The college computer lab received free the CASE software which the faculty were themselves
learning to use -- commercial cost in six figures -- and this would be incorporated in the on-campus
curriculum. The software with which the faculty rapidly became expert included many other
packages as well, including Power Point for presentations, Power Builder for building data base
systems, Visual Basic for rapid prototyping, and others. All of these similarly became immediately
available to the students both in terms of availability in the computer lab, and, more importantly, in
the sense that the faculty were now at home in teaching these.

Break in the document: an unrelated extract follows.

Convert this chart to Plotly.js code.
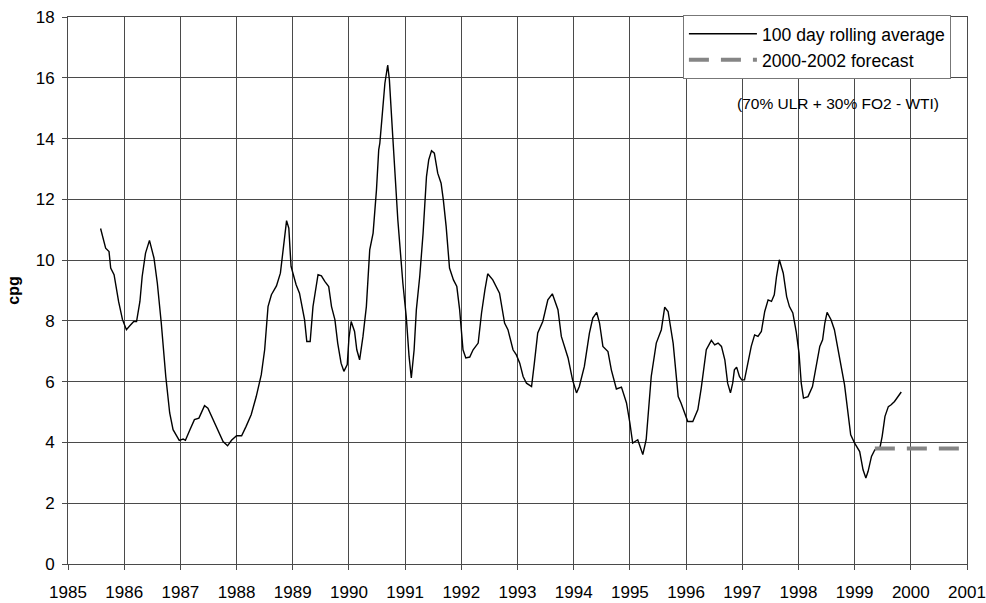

Students' representatives, instructors, and supporting administrators met during and after each
semester (average of once a month), and evolved the planned curriculum for each next semester, as
well as making major changes in course delivery, subject matter, practice projects, etc., during
each semester.
Between the second and third semesters, the group determined that now that they had mastered
what is probably the only fully integrated CASE product to be in use without major bugs,
something very few companies had done, the technology had advanced so far into the use of rapid
prototyping that CASE products were already receding into the background and the content for the
third semester had to be changed entirely.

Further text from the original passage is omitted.